Let a particle starts its circular motion with initial angle zero (i.e., it is located on the reference line) and initial angular velocity $\omega_0$. If the particle rotates with a constant angular acceleration $\alpha$ then its angular velocity $\omega$ and angle $\theta$ at time $t$ are given by

\begin{align} &\omega=\omega_0+\alpha\, t, \\ &\theta=\omega_0\, t+\tfrac{1}{2}\alpha\, t^2. \end{align} From above equations, we get \begin{align} \omega^2=\omega_0^2+2\alpha\theta. \end{align}

## Problems from IIT JEE

Problem (IIT JEE 2011): A wire, which passes through the hole in a small bead, is bent in the form of a quarter of a circle. The wire is fixed vertically on ground as shown in the figure. The bead is released from near the top of the wire and it slides along the wire without friction.
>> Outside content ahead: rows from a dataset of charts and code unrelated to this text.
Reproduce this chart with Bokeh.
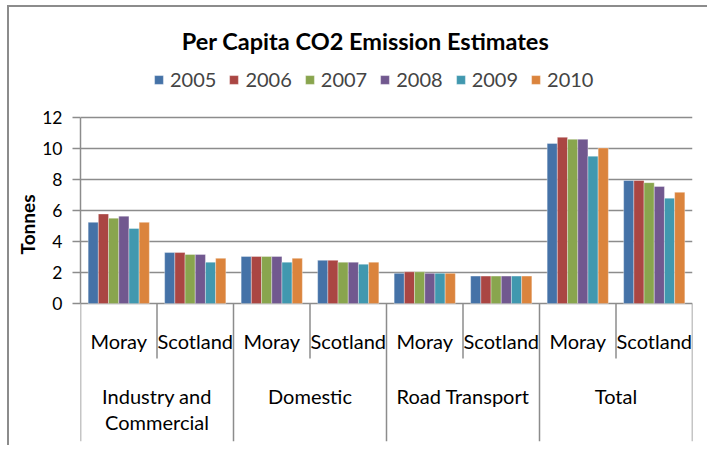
from bokeh.plotting import figure
from bokeh.models import (ColumnDataSource, FactorRange, Range1d, FixedTicker,
                          Legend, LegendItem, Label)
from bokeh.transform import dodge
from bokeh.core.properties import value
from bokeh.embed import file_html
from bokeh.resources import INLINE

# ---------------- data ----------------
title_text = "Per Capita CO2 Emission Estimates"
y_label = "Tonnes"
groups = ["Industry and Commercial", "Domestic", "Road Transport", "Total"]
group_display = ["Industry and\nCommercial", "Domestic", "Road Transport", "Total"]
areas = ["Moray", "Scotland"]
years = ["2005", "2006", "2007", "2008", "2009", "2010"]
y_ticks = [0, 2, 4, 6, 8, 10, 12]

# order: IC-Moray, IC-Scotland, Dom-Moray, Dom-Scotland, Road-Moray, Road-Scotland, Total-Moray, Total-Scotland
v2005 = [5.24, 3.29, 3.04, 2.79, 1.95, 1.77, 10.33, 7.94]
v2006 = [5.78, 3.29, 3.04, 2.79, 2.05, 1.77, 10.73, 7.94]
v2007 = [5.51, 3.17, 3.04, 2.67, 2.05, 1.77, 10.60, 7.80]
v2008 = [5.64, 3.17, 3.04, 2.67, 1.95, 1.77, 10.60, 7.55]
v2009 = [4.84, 2.67, 2.67, 2.54, 1.95, 1.77, 9.51, 6.80]
v2010 = [5.24, 2.92, 2.92, 2.67, 1.95, 1.77, 10.04, 7.18]
series = [v2005, v2006, v2007, v2008, v2009, v2010]
colors = ["#4572A7", "#AA4643", "#89A54E", "#71588F", "#4198AF", "#DB843D"]

# ---------------- build ----------------
cats = [(g, a) for g in groups for a in areas]
data = {"cat": cats}
for y, s in zip(years, series):
    data[y] = s
source = ColumnDataSource(data)

FONT = "Lato"
GRAY = "#8c8c8c"

y_bottom = -8.9
y_top = 19.1

p = figure(width=700, height=440, output_backend="svg", toolbar_location=None,
           x_range=FactorRange(*cats, factor_padding=0, group_padding=0, range_padding=0),
           y_range=Range1d(y_bottom, y_top),
           min_border_left=71, min_border_right=17, min_border_top=0, min_border_bottom=6)
p.styles = {"margin-left": "7px", "margin-top": "5px",
            "border-left": "2px solid #8c8c8c", "border-top": "2px solid #8c8c8c"}
p.outline_line_color = None
p.xaxis.visible = False
p.xgrid.visible = False
p.background_fill_color = "white"
p.border_fill_color = "white"

p.ygrid.bounds = (0, 12)
p.ygrid.grid_line_color = GRAY
p.ygrid.grid_line_width = 1.5

ya = p.yaxis[0]
ya.bounds = (0, 12)
ya.ticker = FixedTicker(ticks=y_ticks)
ya.axis_line_color = GRAY
ya.axis_line_width = 1.5
ya.major_tick_line_color = GRAY
ya.major_tick_line_width = 1.5
ya.major_tick_out = 8
ya.major_tick_in = 0
ya.minor_tick_line_color = None
ya.major_label_text_font = FONT
ya.major_label_text_font_size = "17.5px"
ya.major_label_text_color = "black"
ya.major_label_standoff = 10
ya.axis_label = y_label
ya.axis_label_text_font = FONT
ya.axis_label_text_font_style = "bold"
ya.axis_label_text_font_size = "19px"
ya.axis_label_text_color = "black"
ya.axis_label_standoff = 0

n = len(years)
bw = 0.8 / n
items = []
for i, (y, c) in enumerate(zip(years, colors)):
    off = (i - (n - 1) / 2) * bw
    r = p.vbar(x=dodge("cat", off, range=p.x_range), top=y, width=bw, bottom=0,
               source=source, fill_color=c, line_color="white", line_alpha=0.35,
               line_width=1)
    items.append(LegendItem(label=y, renderers=[r]))

# category separators (Excel-style multi-level axis)
grp_x = [i * len(areas) for i in range(len(groups) + 1)]
sub_x = [i * len(areas) + 1 for i in range(len(groups))]
p.segment(x0=grp_x, y0=[0] * len(grp_x), x1=grp_x, y1=[y_bottom] * len(grp_x),
          line_color=GRAY, line_width=1.5)
p.segment(x0=sub_x, y0=[0] * len(sub_x), x1=sub_x, y1=[-3.55] * len(sub_x),
          line_color=GRAY, line_width=1.5)

# category labels
p.text(x=cats, y=[0] * len(cats), text=[a for g, a in cats], y_offset=37,
       text_align="center", text_baseline="middle", text_font=value(FONT),
       text_font_size="20px", text_color="black")
p.text(x=groups, y=[0] * len(groups), text=group_display, y_offset=80,
       text_align="center", text_baseline="top", text_font=value(FONT),
       text_font_size="20px", text_color="black", text_line_height=1.1)

# legend
legend = Legend(items=items, orientation="horizontal", location=(73, 350),
                glyph_width=11, glyph_height=11, label_standoff=6, spacing=12,
                label_text_font=FONT, label_text_font_size="20px",
                label_height=20, padding=0, margin=0,
                border_line_color=None, background_fill_alpha=0)
p.add_layout(legend, "center")

# title
p.add_layout(Label(x=285, y=401, x_units="screen", y_units="screen", text=title_text,
                   text_align="center", text_baseline="middle", text_font=FONT,
                   text_font_style="bold", text_font_size="23.5px", text_color="black"))

open("out.html", "w").write(file_html(p, INLINE))
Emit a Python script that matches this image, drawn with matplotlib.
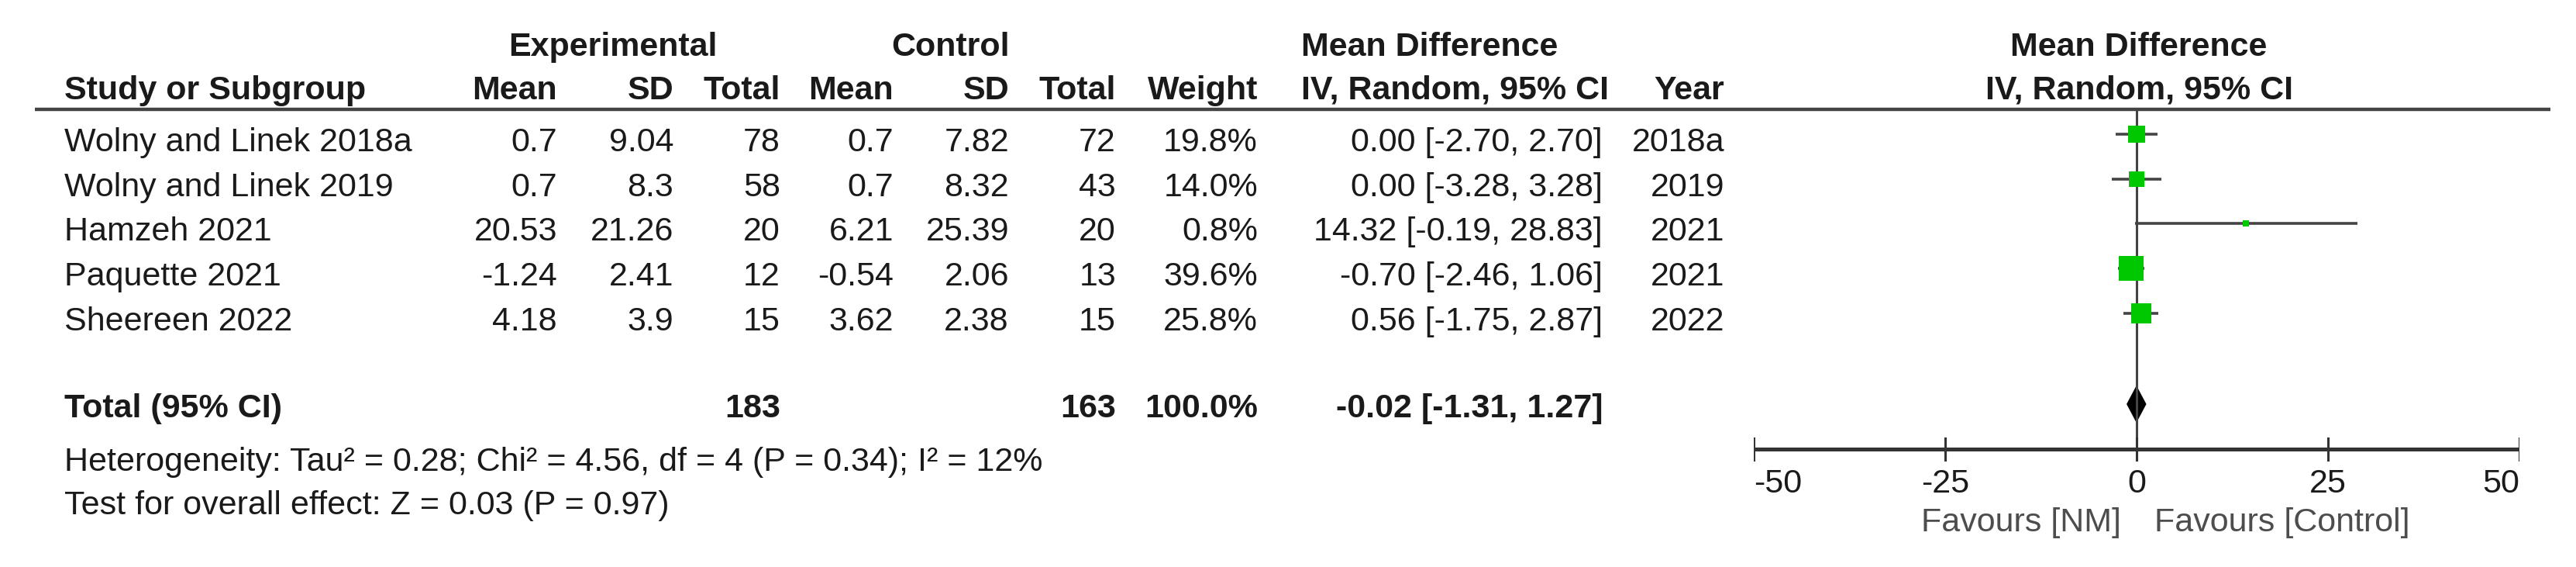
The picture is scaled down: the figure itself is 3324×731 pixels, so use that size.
import matplotlib.pyplot as plt
import numpy as np

plt.rcParams['font.family'] = ['Liberation Sans', 'DejaVu Sans']

studies = ["Wolny and Linek 2018a", "Wolny and Linek 2019", "Hamzeh 2021",
           "Paquette 2021", "Sheereen 2022"]
exp_mean = [0.7, 0.7, 20.53, -1.24, 4.18]
exp_sd = [9.04, 8.3, 21.26, 2.41, 3.9]
exp_n = [78, 58, 20, 12, 15]
ctrl_mean = [0.7, 0.7, 6.21, -0.54, 3.62]
ctrl_sd = [7.82, 8.32, 25.39, 2.06, 2.38]
ctrl_n = [72, 43, 20, 13, 15]
weight = [19.8, 14.0, 0.8, 39.6, 25.8]
md = [0.00, 0.00, 14.32, -0.70, 0.56]
ci_lo = [-2.70, -3.28, -0.19, -2.46, -1.75]
ci_hi = [2.70, 3.28, 28.83, 1.06, 2.87]
years = ["2018a", "2019", "2021", "2021", "2022"]

total_exp_n = 183
total_ctrl_n = 163
total_weight = 100.0
total_md = -0.02
total_lo = -1.31
total_hi = 1.27

heterogeneity = "Heterogeneity: Tau² = 0.28; Chi² = 4.56, df = 4 (P = 0.34); I² = 12%"
overall = "Test for overall effect: Z = 0.03 (P = 0.97)"
ticks = [-50, -25, 0, 25, 50]

W, H = 3324, 731
FS = 31
TXT = '#1a1a1a'
LINE = '#444444'
GREEN = '#00c800'

fig = plt.figure(figsize=(W / 100, H / 100), dpi=100)
ax = fig.add_axes([0, 0, 1, 1])
ax.set_xlim(0, W)
ax.set_ylim(H, 0)
ax.axis('off')

# forest panel: x in data units (-50..50), y in pixel rows
x0, x1 = 2263, 3251
fx = fig.add_axes([x0 / W, 0, (x1 - x0) / W, 1])
fx.set_xlim(-50, 50)
fx.set_ylim(H, 0)
fx.axis('off')

def t(x, y, s, ha='right', bold=False, color=TXT):
    ax.text(x, y, s, ha=ha, va='baseline', fontsize=FS,
            fontweight='bold' if bold else 'normal', color=color)

# headers
t(791, 72, "Experimental", ha='center', bold=True)
t(1226, 72, "Control", ha='center', bold=True)
t(1679, 72, "Mean Difference", ha='left', bold=True)
t(2760, 72, "Mean Difference", ha='center', bold=True)
t(83, 128, "Study or Subgroup", ha='left', bold=True)
cols = [719, 869, 1007, 1153, 1302, 1440, 1623]
for x, s in zip(cols, ["Mean", "SD", "Total", "Mean", "SD", "Total", "Weight"]):
    t(x, 128, s, bold=True)
t(1679, 128, "IV, Random, 95% CI", ha='left', bold=True)
t(2225, 128, "Year", bold=True)
t(2760, 128, "IV, Random, 95% CI", ha='center', bold=True)

ax.plot([45, 3291], [141, 141], color=LINE, lw=3.2, solid_capstyle='butt')

# study rows
base0, step = 195, 57.7
row_base = [base0 + i * step for i in range(len(studies))]
for i, yb in enumerate(row_base):
    t(83, yb, studies[i], ha='left')
    vals = [str(exp_mean[i]), str(exp_sd[i]), str(exp_n[i]),
            str(ctrl_mean[i]), str(ctrl_sd[i]), str(ctrl_n[i]),
            f"{weight[i]:.1f}%"]
    for x, s in zip(cols, vals):
        t(x, yb, s)
    t(2068, yb, f"{md[i]:.2f} [{ci_lo[i]:.2f}, {ci_hi[i]:.2f}]")
    t(2225, yb, years[i])

# totals
yt = 538
t(83, yt, "Total (95% CI)", ha='left', bold=True)
t(1007, yt, str(total_exp_n), bold=True)
t(1440, yt, str(total_ctrl_n), bold=True)
t(1623, yt, f"{total_weight:.1f}%", bold=True)
t(2068, yt, f"{total_md:.2f} [{total_lo:.2f}, {total_hi:.2f}]", bold=True)
t(83, 607, heterogeneity, ha='left')
t(83, 663, overall, ha='left')

# forest plot
y_axis = 579
fx.plot([0, 0], [141, y_axis], color=LINE, lw=2.2)
for i, yb in enumerate(row_base):
    yc = yb - 22
    fx.plot([ci_lo[i], ci_hi[i]], [yc, yc], color=LINE, lw=2.6, solid_capstyle='butt')
    side = max(5.1 * np.sqrt(weight[i]), 8)
    fx.plot(md[i], yc, marker='s', ms=side * 0.72, color=GREEN, mec=GREEN, mew=0)

yd = yt - 17
fx.fill([total_lo, total_md, total_hi, total_md],
        [yd, yd - 24, yd, yd + 24], color='black', lw=0)

fx.plot([-50, 50], [y_axis, y_axis], color='#333333', lw=3.6, solid_capstyle='butt')
for v in ticks:
    fx.plot([v, v], [y_axis - 14, y_axis + 14], color='#333333', lw=2.2)
    ha = 'left' if v == ticks[0] else ('right' if v == ticks[-1] else 'center')
    fx.text(v, 635, str(v), ha=ha, va='baseline', fontsize=FS, color=TXT)

fx.text(-2.0, 685, "Favours [NM]", ha='right', va='baseline', fontsize=FS, color='#4d4d4d')
fx.text(2.3, 685, "Favours [Control]", ha='left', va='baseline', fontsize=FS, color='#4d4d4d')

fig.savefig("out.png", dpi=100, facecolor='white')
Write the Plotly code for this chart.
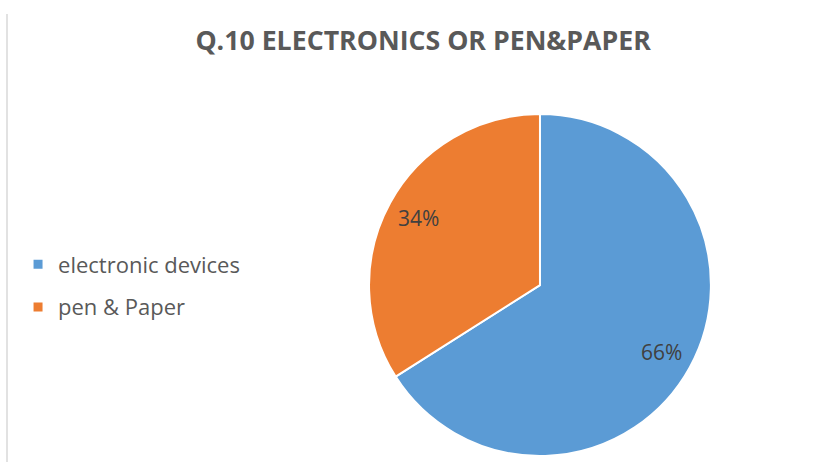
import math
import plotly.graph_objects as go

# Survey answers to question 10
labels = ["electronic devices", "pen & Paper"]
values = [66, 34]
colors = ["#5B9BD5", "#ED7D31"]
title_text = "Q.10 ELECTRONICS OR PEN&amp;PAPER"

W, H = 820, 462
dom_x = [0.45, 0.867]
dom_y = [0.013, 0.753]

fig = go.Figure()
fig.add_trace(go.Pie(
    labels=labels,
    values=values,
    marker=dict(colors=colors, line=dict(color="white", width=2)),
    sort=False,
    direction="clockwise",
    rotation=0,
    textinfo="none",
    hoverinfo="label+percent",
    showlegend=False,
    domain=dict(x=dom_x, y=dom_y),
))

# Legend entries (one group per slice so they can be spaced apart)
for i, (lab, col) in enumerate(zip(labels, colors)):
    fig.add_trace(go.Scatter(
        x=[None], y=[None], mode="markers", name=lab,
        marker=dict(symbol="square", size=9, color=col),
        legendgroup=f"g{i}", showlegend=True,
    ))

# Percentage labels placed at 81% of the radius, at each slice's mid-angle
cx_px = (dom_x[0] + dom_x[1]) / 2 * W
cy_px = (1 - (dom_y[0] + dom_y[1]) / 2) * H
r_px = min((dom_x[1] - dom_x[0]) * W, (dom_y[1] - dom_y[0]) * H) / 2
total = sum(values)
cum = 0
annotations = []
for v in values:
    mid = (cum + v / 2) / total * 2 * math.pi
    cum += v
    px = cx_px + 0.81 * r_px * math.sin(mid)
    py = cy_px - 0.81 * r_px * math.cos(mid)
    annotations.append(dict(
        x=px / W, y=1 - py / H, xref="paper", yref="paper",
        xanchor="center", yanchor="middle",
        text=f"{round(v / total * 100)}%", showarrow=False,
        font=dict(family="Open Sans", size=21, color="#404040"),
    ))

fig.update_layout(
    width=W, height=H,
    margin=dict(l=0, r=0, t=0, b=0),
    paper_bgcolor="white", plot_bgcolor="white",
    xaxis=dict(visible=False), yaxis=dict(visible=False),
    title=dict(text=f"<b>{title_text}</b>", x=0.516, xanchor="center",
               y=1 - 41 / H, yanchor="middle",
               font=dict(family="Open Sans", size=26.7, color="#595959")),
    legend=dict(x=0.022, y=1 - 286 / H, xanchor="left", yanchor="middle",
                tracegroupgap=11, bgcolor="rgba(0,0,0,0)",
                font=dict(family="Open Sans", size=22, color="#595959")),
    annotations=annotations,
    shapes=[dict(type="line", xref="paper", yref="paper",
                 x0=7 / W, x1=7 / W, y0=0, y1=1 - 14 / H,
                 line=dict(color="#D9D9D9", width=1.5))],
)

fig.write_html("out.html")
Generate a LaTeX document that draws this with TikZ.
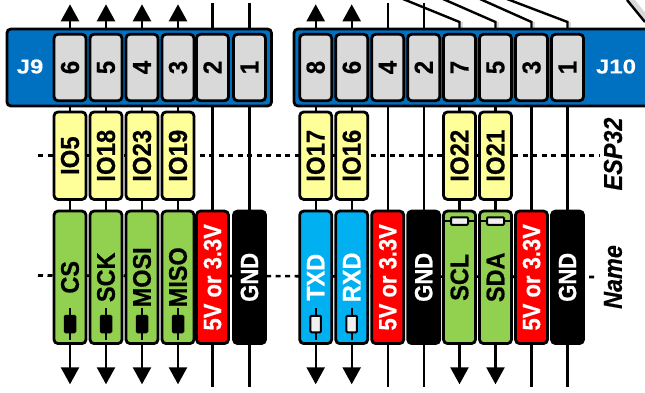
\documentclass[tikz,border=0pt]{standalone}
\usepackage{fontspec}
\setmainfont{Liberation Sans}[BoldFeatures={FakeStretch=0.88,FakeBold=0.5}, BoldItalicFeatures={FakeStretch=0.9,FakeBold=0.4}]
\newfontfamily\hdrfont{Liberation Sans}[BoldFeatures={FakeStretch=1.2,FakeBold=0.3}]
\newfontfamily\iofont{Liberation Sans}[BoldFeatures={FakeStretch=0.92,FakeBold=0.5}]
\usetikzlibrary{arrows.meta, positioning, calc}
\definecolor{hdrblue}{HTML}{0070C0}
\definecolor{pingray}{HTML}{D9D9D9}
\definecolor{ioyellow}{HTML}{FFFF99}
\definecolor{sigblue}{HTML}{00B0F0}
\definecolor{siggreen}{HTML}{92D050}
\definecolor{pwrred}{HTML}{FF0000}
\begin{document}
\begin{tikzpicture}[
    x=1pt, y=-1pt,
    wire/.style={line width=2.4pt, color=black},
    arrow/.style={wire, -{Triangle[length=17pt, width=18pt]}},
    guide/.style={line width=2.6pt, dash pattern=on 5pt off 4.5pt},
    header/.style={draw, line width=2.8pt, rounded corners=4pt, fill=hdrblue, minimum height=77pt, inner sep=0pt},
    hdrlabel/.style={font=\hdrfont\bfseries\fontsize{20}{20}\selectfont, text=white},
    pinbox/.style={draw, line width=2.8pt, rounded corners=4pt, fill=pingray, minimum width=66.5pt, minimum height=32pt, inner sep=0pt, rotate=90, font=\iofont\bfseries\fontsize{26}{26}\selectfont},
    iobox/.style={draw, line width=2.8pt, rounded corners=4pt, fill=ioyellow, minimum width=87.5pt, minimum height=32pt, inner sep=0pt, rotate=90, font=\iofont\bfseries\fontsize{26}{26}\selectfont},
    namebox/.style={draw, line width=2.8pt, rounded corners=4pt, fill=#1, minimum width=132.5pt, minimum height=32pt, inner sep=0pt, rotate=90, font=\iofont\bfseries\fontsize{25.5}{26}\selectfont},
    pwrbox/.style={namebox=#1, text=white, font=\bfseries\fontsize{25}{25}\selectfont},
    sidelabel/.style={font=\bfseries\itshape\fontsize{26}{26}\selectfont, rotate=90},
    resbody/.style={draw, line width=2pt, rounded corners=1pt, fill=#1, minimum width=10.5pt, minimum height=16.5pt, inner sep=0pt},
]

% Page size
\useasboundingbox (0,0) rectangle (645,392);

% Guide lines
\coordinate (espl) at (38,155.7);
\coordinate (espr) at (600,155.7);
\coordinate (namel) at (38,275.5);
\coordinate (namer) at (598,277);
\draw[guide] (espl) -- (espr);
\draw[guide] (namel) -- (namer);

% Wires with arrows at both ends
\foreach \x/\n in {70/a, 106/b, 142/c, 178/d, 315.7/e, 351.7/f} {
  \coordinate (up\n) at (\x,4.3);
  \coordinate (dn\n) at (\x,384.3);
  \draw[arrow] (\x,67) -- (up\n);
  \draw[arrow] (\x,277) -- (dn\n);
  \draw[wire] (\x,67) -- (\x,277);
}

% Straight wires
\foreach \x/\n in {212.5/a, 249.5/b, 387.7/c, 423.7/d} {
  \coordinate (top\n) at (\x,3);
  \coordinate (bot\n) at (\x,387);
  \draw[wire] (top\n) -- (bot\n);
}

% Wires fanning out to the top
\foreach \x/\n/\s in {459.5/g/403, 495.5/h/443, 531.5/i/480, 567.5/j/507} {
  \coordinate (fan\n) at (\s,-1);
  \coordinate (bend\n) at (\x,22);
  \coordinate (stub\n) at (\x+2.5,22);
  \coordinate (foot\n) at (\x+2.5,34);
  \draw[line width=2.4pt, color=pingray] (stub\n) -- (foot\n);
  \draw[wire] (fan\n) -- (bend\n) -- (\x,67);
}
\foreach \x/\n in {459.5/g, 495.5/h} {
  \coordinate (dn\n) at (\x,384.3);
  \draw[arrow] (\x,277) -- (dn\n);
  \draw[wire] (\x,67) -- (\x,277);
}
\foreach \x/\n in {531.5/i, 567.5/j} {
  \coordinate (bot\n) at (\x,387);
  \draw[wire] (\x,67) -- (bot\n);
}

% Corner line
\coordinate (cnra) at (630,-2);
\coordinate (cnrb) at (648,20);
\draw[line width=5pt, color=pingray] (cnra) -- (cnrb);
\draw[wire] ($(cnra)+(-3,2)$) -- ($(cnrb)+(-3,2)$);

% Headers
\node[header, minimum width=264.6pt] (j9) at (139.2,67.5) {};
\node[header, minimum width=360pt] (j10) at (474,67.5) {};
\node[hdrlabel] (j9label) at (30,66.5) {J9};
\node[hdrlabel] (j10label) at (616,66.5) {J10};

% Pins
\foreach \x/\t/\n in {70/6/a, 106/5/b, 142/4/c, 178/3/d, 212.5/2/e, 249.5/1/f, 315.7/8/g, 351.7/6/h, 387.7/4/i, 423.7/2/j, 459.5/7/k, 495.5/5/l, 531.5/3/m, 567.5/1/n}
  \node[pinbox] (pin\n) at (\x,67.5) {\t};

% ESP32 names
\foreach \x/\t in {70/IO5, 106/IO18, 142/IO23, 178/IO19, 315.7/IO17, 351.7/IO16, 459.5/IO22, 495.5/IO21}
  \node[iobox] (\t) at (\x,155.7) {\t};

% Signal names
\foreach \x/\t in {70/CS, 106/SCK, 142/MOSI, 178/MISO, 459.5/SCL, 495.5/SDA}
  \node[namebox=siggreen] (\t) at (\x,277.3) {\t};
\foreach \x/\t in {315.7/TXD, 351.7/RXD}
  \node[namebox=sigblue, text=white] (\t) at (\x,277.3) {\t};
\foreach \x/\n in {212.5/a, 387.7/b, 531.5/c}
  \node[pwrbox=pwrred] (pwr\n) at (\x,277.3) {5V or 3.3V};
\foreach \x/\n in {249.5/a, 423.7/b, 567.5/c}
  \node[pwrbox=black] (gnd\n) at (\x,277.3) {GND};

% Resistors
\foreach \x/\n in {70/a, 106/b, 142/c, 178/d} {
  \node[resbody=black] (res\n) at (\x,324) {};
  \draw[wire] ($(res\n.north)+(0,-7)$) -- (res\n.north);
  \draw[wire] (res\n.south) -- ($(res\n.south)+(0,7)$);
}
\foreach \x/\n in {315.7/e, 351.7/f} {
  \node[resbody=pingray!40] (res\n) at (\x,324) {};
  \draw[wire] ($(res\n.north)+(0,-7)$) -- (res\n.north);
  \draw[wire] (res\n.south) -- ($(res\n.south)+(0,7)$);
}
\foreach \x/\n in {459.5/g, 495.5/h} {
  \node[resbody=pingray!40, minimum width=17pt, minimum height=7.5pt] (res\n) at (\x,221) {};
  \draw[wire] ($(res\n.west)+(-6,0)$) -- (res\n.west);
  \draw[wire] (res\n.east) -- ($(res\n.east)+(6,0)$);
}

% Side labels
\node[sidelabel] (esp32) at (613,154) {ESP32};
\node[sidelabel] (name) at (613,277) {Name};

\end{tikzpicture}
\end{document}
As the bead moves from A to B, the force it applies on the wire is,

Solution: Let $v$ be speed of the bead when it makes an angle $\theta$ with the vertical direction (see figure).
The forces acting on the bead are its weight $mg$ and normal reaction $N$. Since all the forces acting on the bead are conservative, the mechanical energy of the bead is conserved i.e., \begin{align} mgr(1-\cos\theta)=\tfrac{1}{2}mv^2. \end{align} The radially inward components of force provide centripetal acceleration to the bead i.e., \begin{align} mg\cos\theta-N={mv^2}/{r}. \end{align} Eliminate $v^2$ from above equations to get, \begin{align} N=mg(3\cos\theta-2). \end{align} From this equation, normal reaction $N$ is positive (radially outward) if $\theta < \cos^{-1}({2}/{3})$ and negative (radially inward) if $\theta > \cos^{-1}({2}/{3})$. By Newton's third law, force applied by the bead on the wire is $N^\prime=-N$, which is radially inwards initially and radially outwards later.